#### What is required
Copy word for word the lines in the records below, starting at the line with "What matplotlib code" and ending at the line with "yticks = [49.99997, 49.99998, 49.99999, 50.00000, 50.00001]". Skip the pictures.

----------------

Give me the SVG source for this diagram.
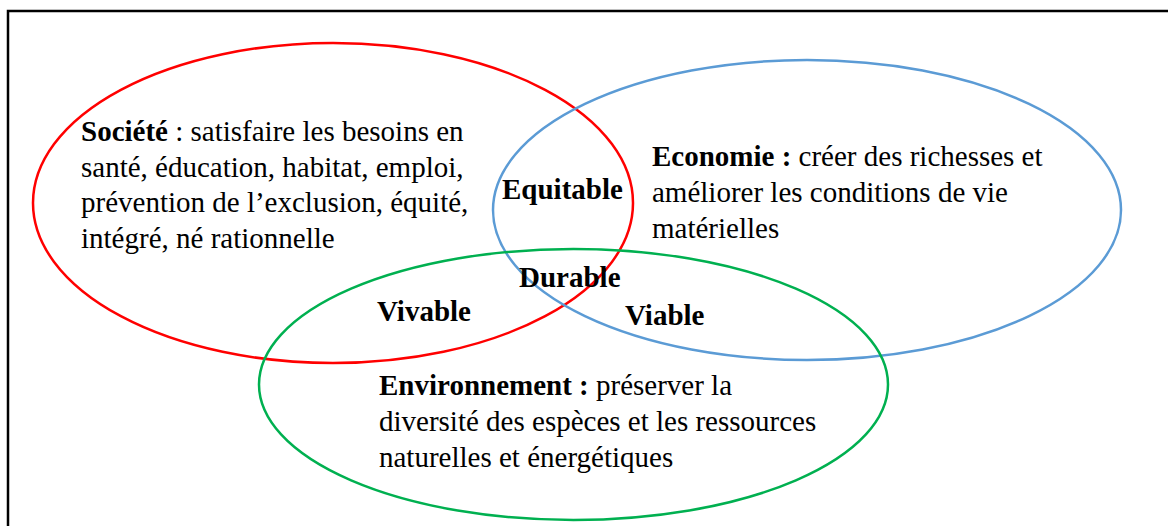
<svg xmlns="http://www.w3.org/2000/svg" width="1168" height="526" viewBox="0 0 1168 526">
<style>
text{font-family:"Liberation Serif","Times New Roman",serif;font-size:29px;fill:#000}
.b{font-weight:bold}
.e{fill:none;stroke-width:2.5}
</style>
<rect x="0" y="0" width="1168" height="526" fill="#fff"/>
<rect id="frame" x="8" y="11" width="1200" height="600" fill="none" stroke="#000" stroke-width="2.5"/>
<g id="societe">
<ellipse class="e" cx="333" cy="203" rx="300" ry="160" stroke="#FF0000"/>
<text x="81" y="141"><tspan class="b">Société</tspan> : satisfaire les besoins en</text>
<text x="81" y="177">santé, éducation, habitat, emploi,</text>
<text x="81" y="212">prévention de l’exclusion, équité,</text>
<text x="81" y="248">intégré, né rationnelle</text>
</g>
<g id="economie">
<ellipse class="e" cx="807" cy="210" rx="314" ry="150" stroke="#5B9BD5"/>
<text x="652" y="166"><tspan class="b">Economie :</tspan> créer des richesses et</text>
<text x="652" y="202">améliorer les conditions de vie</text>
<text x="652" y="238">matérielles</text>
</g>
<g id="environnement">
<ellipse class="e" cx="573.5" cy="384.5" rx="314.5" ry="135.5" stroke="#00B050"/>
<text x="379" y="395"><tspan class="b">Environnement :</tspan> préserver la</text>
<text x="379" y="431">diversité des espèces et les ressources</text>
<text x="379" y="467">naturelles et énergétiques</text>
</g>
<g id="equitable"><text class="b" x="502" y="199">Equitable</text></g>
<g id="durable"><text class="b" x="519" y="287">Durable</text></g>
<g id="vivable"><text class="b" x="377" y="321">Vivable</text></g>
<g id="viable"><text class="b" x="625" y="325">Viable</text></g>
<g id="connectors"></g>
</svg>
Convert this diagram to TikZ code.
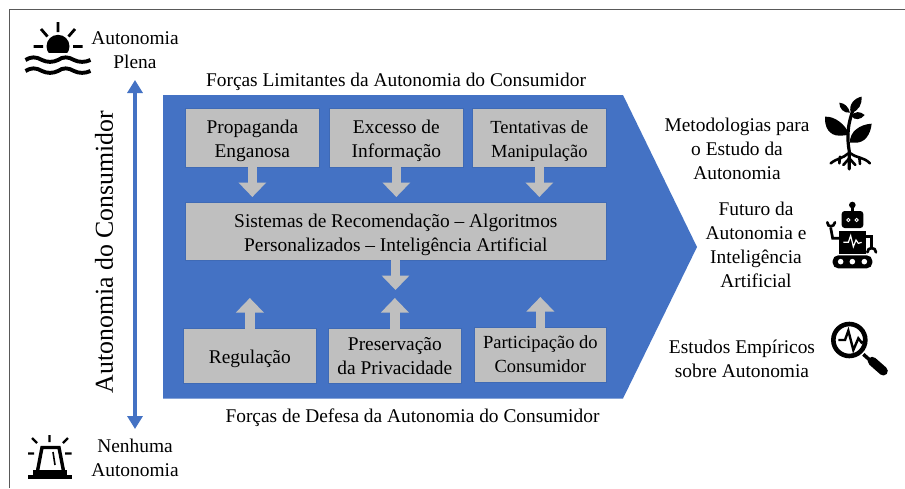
\documentclass[tikz,border=0pt]{standalone}
\usepackage{fontspec}
\setmainfont{Liberation Serif}
\usetikzlibrary{arrows.meta}
\definecolor{blueA}{HTML}{4472C4}
\definecolor{grayA}{HTML}{BFBFBF}
\definecolor{edgeA}{HTML}{3F6AB5}
\tikzset{
  box/.style={draw=edgeA,line width=0.7pt,fill=grayA,align=center,inner sep=0pt,anchor=north west,font=\fontsize{19.4}{24}\selectfont},
  lbl/.style={align=center,inner sep=0pt,font=\fontsize{19.4}{24}\selectfont},
  blockarrow/.style={draw=grayA,line width=9.5pt,shorten <=-1pt,-{Triangle[width=27pt,length=14.5pt]}},
  updown/.style={draw=blueA,line width=4pt,{Triangle[width=15pt,length=13pt]}-{Triangle[width=15pt,length=13pt]}},
  ray/.style={line width=2.8pt,draw=black},
}
\newcommand{\boxat}[7]{\node[box,minimum width=#4pt,minimum height=#5pt] (#1) at (#2,#3) {\raisebox{-#6pt}[\height][\depth]{\begin{tabular}{@{}c@{}}#7\end{tabular}}};}
\newcommand{\smfont}{\fontsize{18.5}{24}\selectfont}
\begin{document}
\begin{tikzpicture}[x=1pt,y=-1pt]
\useasboundingbox[fill=white] (0,0) rectangle (905,488);
\draw[color=black!65,line width=1pt] (9.5,488) -- (9.5,9.5) -- (905,9.5);
% main shape
\fill[blueA] (163,95) -- (623,95) -- (697,247) -- (623,398.5) -- (163,398.5) -- cycle;
% boxes
\boxat{p1}{185}{108}{134}{59}{2.5}{Propaganda\\Enganosa}
\boxat{p2}{329}{108}{134}{59}{2.5}{Excesso de\\Informação}
\boxat{p3}{472}{108}{134}{59}{2.5}{\smfont Tentativas de\\\smfont Manipulação}
\boxat{cen}{185}{202}{421}{58}{3}{Sistemas de Recomendação – Algoritmos\\Personalizados – Inteligência Artificial}
\boxat{q1}{183}{328}{133}{55}{3}{Regulação}
\boxat{q2}{328}{328}{133}{55}{1.5}{Preservação\\da Privacidade}
\boxat{q3}{474}{327}{132}{55}{0.5}{\smfont Participação do\\\smfont Consumidor}
\coordinate (cenend) at (395.5,290);
\coordinate (up1) at (q1.north |- 0,298);
\coordinate (up2) at (q2.north |- 0,298);
\coordinate (up3) at (q3.north |- 0,297);
\draw[blockarrow,shorten >=5pt] (p1.south) -- (p1.south |- cen.north);
\draw[blockarrow,shorten >=5pt] (p2.south) -- (p2.south |- cen.north);
\draw[blockarrow,shorten >=5pt] (p3.south) -- (p3.south |- cen.north);
\draw[blockarrow] (cen.south -| cenend) -- (cenend);
\draw[blockarrow] (q1.north) -- (up1);
\draw[blockarrow] (q2.north) -- (up2);
\draw[blockarrow] (q3.north) -- (up3);
% axis
\coordinate (axtop) at (135,80);
\coordinate (axbot) at (135,429);
\draw[updown] (axtop) -- (axbot);
\node[lbl,rotate=90,font=\fontsize{25.8}{28}\selectfont] (axl) at (104,252) {Autonomia do Consumidor};
% labels
\node[lbl] (t1) at (135,50) {Autonomia\\Plena};
\node[lbl] (t2) at (135,458) {Nenhuma\\Autonomia};
\node[lbl] (top) at (396,82) {Forças Limitantes da Autonomia do Consumidor};
\node[lbl] (bot) at (412.5,418) {Forças de Defesa da Autonomia do Consumidor};
\node[lbl] (r1) at (737,149) {Metodologias para\\o Estudo da\\Autonomia};
\node[lbl] (r2) at (756,245) {Futuro da\\Autonomia e\\Inteligência\\Artificial};
\node[lbl] (r3) at (742,359) {Estudos Empíricos\\sobre Autonomia};
% sun icon
\begin{scope}
\clip (40,30) rectangle (76,52.5);
\fill (58,46.3) circle[radius=11.5];
\end{scope}
\draw[ray] (58,22) -- (58,32) (41,29) -- (47.5,36.5) (75,29) -- (68.5,36.5) (33.5,46.5) -- (43,46.5) (73,46.5) -- (82.5,46.5);
\foreach \yy in {60,71}{
\draw[line width=3.9pt] (25.5,\yy) .. controls (31,\yy-3.5) and (36,\yy-3.5) .. (42,\yy) .. controls (47,\yy+2.5) and (53,\yy+2.5) .. (58,\yy) .. controls (63,\yy-3.5) and (68,\yy-3.5) .. (74,\yy) .. controls (79,\yy+2.5) and (85,\yy+2.5) .. (90.5,\yy);
}
% siren icon
\fill (28,475) rectangle (72,478.5);
\fill (33,470) rectangle (67,475.5);
\draw[line width=3.4pt] (37.5,471) -- (42,447.5) -- (59,447.5) -- (63.5,471);
\draw[line width=1.6pt] (53,452) -- (55,465);
\draw[ray,line width=2.3pt] (49.5,435) -- (49.5,442) (32,438) -- (37,443) (68,438) -- (63,443) (28,453.5) -- (34,453.5) (65,453.5) -- (71.5,453.5);
% plant icon
\begin{scope}[shift={(790,90)},x=0.3333pt,y=-0.3333pt]
\draw[line width=3.2pt,line cap=round] (178,237) -- (178,185) .. controls (170,140) and (172,100) .. (195,45);
\draw[line width=2.6pt,line cap=round] (175,190) .. controls (160,205) and (140,205) .. (122,220)
 (182,190) .. controls (200,205) and (220,200) .. (240,220)
 (150,200) -- (148,220) (208,203) -- (210,222) (178,205) -- (160,225) (178,205) -- (196,225);
\fill (178,134) .. controls (168,105) and (135,78) .. (105,80) .. controls (103,112) and (118,137) .. (148,137) .. controls (160,137) and (172,135) .. (178,134) -- cycle;
\fill (180,158) .. controls (178,125) and (210,103) .. (245,101) .. controls (242,132) and (225,160) .. (195,158) -- cycle;
\fill (183,68) .. controls (173,45) and (195,23) .. (215,20) .. controls (217,40) and (207,64) .. (183,68) -- cycle;
\fill (180,68) .. controls (175,50) and (165,40) .. (148,38) .. controls (148,55) and (160,70) .. (180,68) -- cycle;
\fill (183,78) .. controls (195,63) and (210,63) .. (224,75) .. controls (212,90) and (195,92) .. (183,78) -- cycle;
\end{scope}
% robot icon
\begin{scope}[shift={(810,195)},x=0.3333pt,y=-0.3333pt]
\fill[rounded corners=3pt] (95,48) rectangle (160,99);
\fill (127,30) circle[radius=3.3pt];
\draw[line width=2.6pt] (127,30) -- (127,50);
\draw[white,line width=0.9pt] (115,75) circle[radius=1.6pt] (140,75) circle[radius=1.6pt];
\fill (86,108) rectangle (167,177);
\draw[white,line width=1.2pt] (100,142) -- (115,142) -- (122,122) -- (130,155) -- (138,135) -- (145,145) -- (155,142);
\draw[line width=2.7pt] (92,130) -- (68,130) -- (62,98);
\draw[line width=2.7pt,line cap=round] (52,82) .. controls (52,98) and (72,98) .. (75,82);
\draw[line width=2.7pt] (165,125) -- (185,125) -- (185,158);
\draw[line width=2.7pt,line cap=round] (172,172) .. controls (172,155) and (198,155) .. (198,172);
\fill[rounded corners=5.5pt] (68,181) rectangle (187,220);
\fill[white] (92,200) circle[radius=2.8pt] (127,200) circle[radius=2.8pt] (163,200) circle[radius=2.8pt];
\end{scope}
% magnifier icon
\begin{scope}[shift={(810,310)},x=0.3333pt,y=-0.3333pt]
\draw[line width=4.6pt] (118,90) circle[radius=16pt];
\draw[line width=3.5pt] (160,133) -- (185,155);
\draw[line width=9pt,line cap=round] (187,154) -- (220,183);
\draw[line width=2.4pt] (85,90) -- (105,90) -- (115,62) -- (130,120) -- (145,85) -- (155,98) -- (170,90);
\end{scope}
\end{tikzpicture}
\end{document}
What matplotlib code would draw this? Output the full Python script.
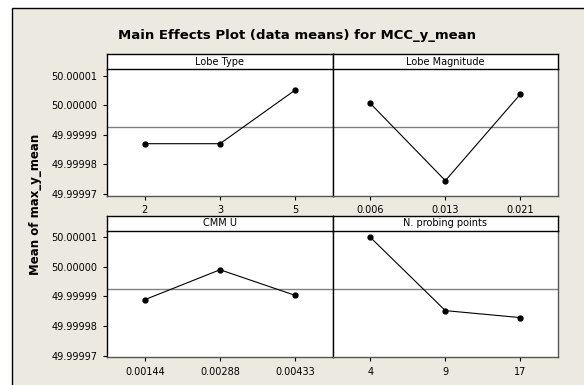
import matplotlib
matplotlib.use("Agg")
import matplotlib.pyplot as plt
from matplotlib.patches import Rectangle
from matplotlib.ticker import FuncFormatter

# factor levels and mean response at each level
lobe_type = ["2", "3", "5"]
lobe_type_mean = [49.99998701, 49.99998701, 50.00000517]

lobe_mag = ["0.006", "0.013", "0.021"]
lobe_mag_mean = [50.00000067, 49.99997450, 50.00000381]

cmm_u = ["0.00144", "0.00288", "0.00433"]
cmm_u_mean = [49.99998889, 49.99999900, 49.99999034]

probing = ["4", "9", "17"]
probing_mean = [50.00000998, 49.99998518, 49.99998282]

grand_mean = 49.9999926
yticks = [49.99997, 49.99998, 49.99999, 50.00000, 50.00001]

panels = [
    ("Lobe Type", lobe_type, lobe_type_mean),
    ("Lobe Magnitude", lobe_mag, lobe_mag_mean),
    ("CMM U", cmm_u, cmm_u_mean),
    ("N. probing points", probing, probing_mean),
]

W, H = 584, 385
bg = "#ECE9E0"

fig = plt.figure(figsize=(W / 100, H / 100), dpi=100)
fig.patch.set_facecolor("white")

# beige frame with black top/left edge
fig.add_artist(Rectangle((11.5 / W, -0.05), 1.2, (H - 8.3) / H + 0.05,
                         transform=fig.transFigure, facecolor=bg,
                         edgecolor="black", linewidth=1.0, zorder=0))


def px_axes(x0, y0, x1, y1):
    # pixel box (top-left origin) -> figure axes
    return fig.add_axes([x0 / W, 1 - y1 / H, (x1 - x0) / W, (y1 - y0) / H])


cols = [(107.3, 332.7), (332.7, 558.0)]
rows = [(54.3, 69.3, 195.7), (216.0, 230.7, 357.3)]

for i, (name, levels, means) in enumerate(panels):
    r, c = divmod(i, 2)
    x0, x1 = cols[c]
    htop, hbot, pbot = rows[r]

    ax = px_axes(x0, hbot, x1, pbot)
    ax.set_facecolor("white")
    xs = range(len(levels))
    ax.axhline(grand_mean, color="#808080", lw=1.0, zorder=1)
    ax.plot(xs, means, color="black", lw=0.8, marker="o", markersize=3.5,
            zorder=2)
    ax.set_xlim(-0.5, len(levels) - 0.5)
    ax.set_ylim(49.9999694, 50.0000122)
    ax.set_xticks(list(xs))
    ax.set_xticklabels(levels)
    ax.set_yticks(yticks)
    ax.yaxis.set_major_formatter(FuncFormatter(lambda v, p: "%.5f" % v))
    ax.tick_params(direction="out", length=3, width=0.8, labelsize=7,
                   pad=4, color="black")
    if c == 1:
        ax.tick_params(axis="y", left=False, labelleft=False)
    ax.spines["top"].set_visible(False)
    ax.spines["left"].set_color("black")
    ax.spines["bottom"].set_color("#555555")
    ax.spines["right"].set_color("#555555")
    for s in ax.spines.values():
        s.set_linewidth(1.0)

    # header strip, drawn above the plot area
    hx = px_axes(x0, htop, x1, hbot)
    hx.set_zorder(3)
    hx.set_xticks([])
    hx.set_yticks([])
    hx.set_facecolor("white")
    for s in hx.spines.values():
        s.set_color("black")
        s.set_linewidth(1.0)
    hx.text(0.5, 0.5, name, ha="center", va="center", fontsize=7,
            transform=hx.transAxes)

fig.text(297.5 / W, 1 - 35 / H, "Main Effects Plot (data means) for MCC_y_mean",
         ha="center", va="center", fontsize=9.5, fontweight="bold")
fig.text(36 / W, 1 - 204 / H, "Mean of max_y_mean", ha="center", va="center",
         rotation=90, fontsize=8.5, fontweight="bold")

fig.savefig("out.png", dpi=100, facecolor=fig.get_facecolor())
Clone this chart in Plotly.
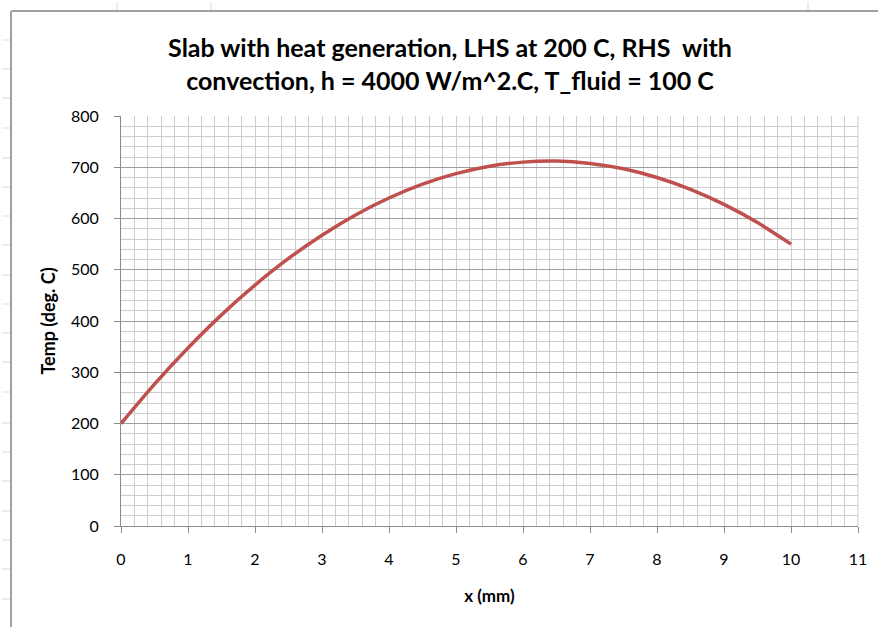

----------------

#### Correct output
What matplotlib code would draw this? Output the full Python script.
import matplotlib
matplotlib.use("Agg")
import matplotlib.pyplot as plt
from matplotlib.patches import Rectangle
from matplotlib.ticker import FuncFormatter

# factor levels and mean response at each level
lobe_type = ["2", "3", "5"]
lobe_type_mean = [49.99998701, 49.99998701, 50.00000517]

lobe_mag = ["0.006", "0.013", "0.021"]
lobe_mag_mean = [50.00000067, 49.99997450, 50.00000381]

cmm_u = ["0.00144", "0.00288", "0.00433"]
cmm_u_mean = [49.99998889, 49.99999900, 49.99999034]

probing = ["4", "9", "17"]
probing_mean = [50.00000998, 49.99998518, 49.99998282]

grand_mean = 49.9999926
yticks = [49.99997, 49.99998, 49.99999, 50.00000, 50.00001]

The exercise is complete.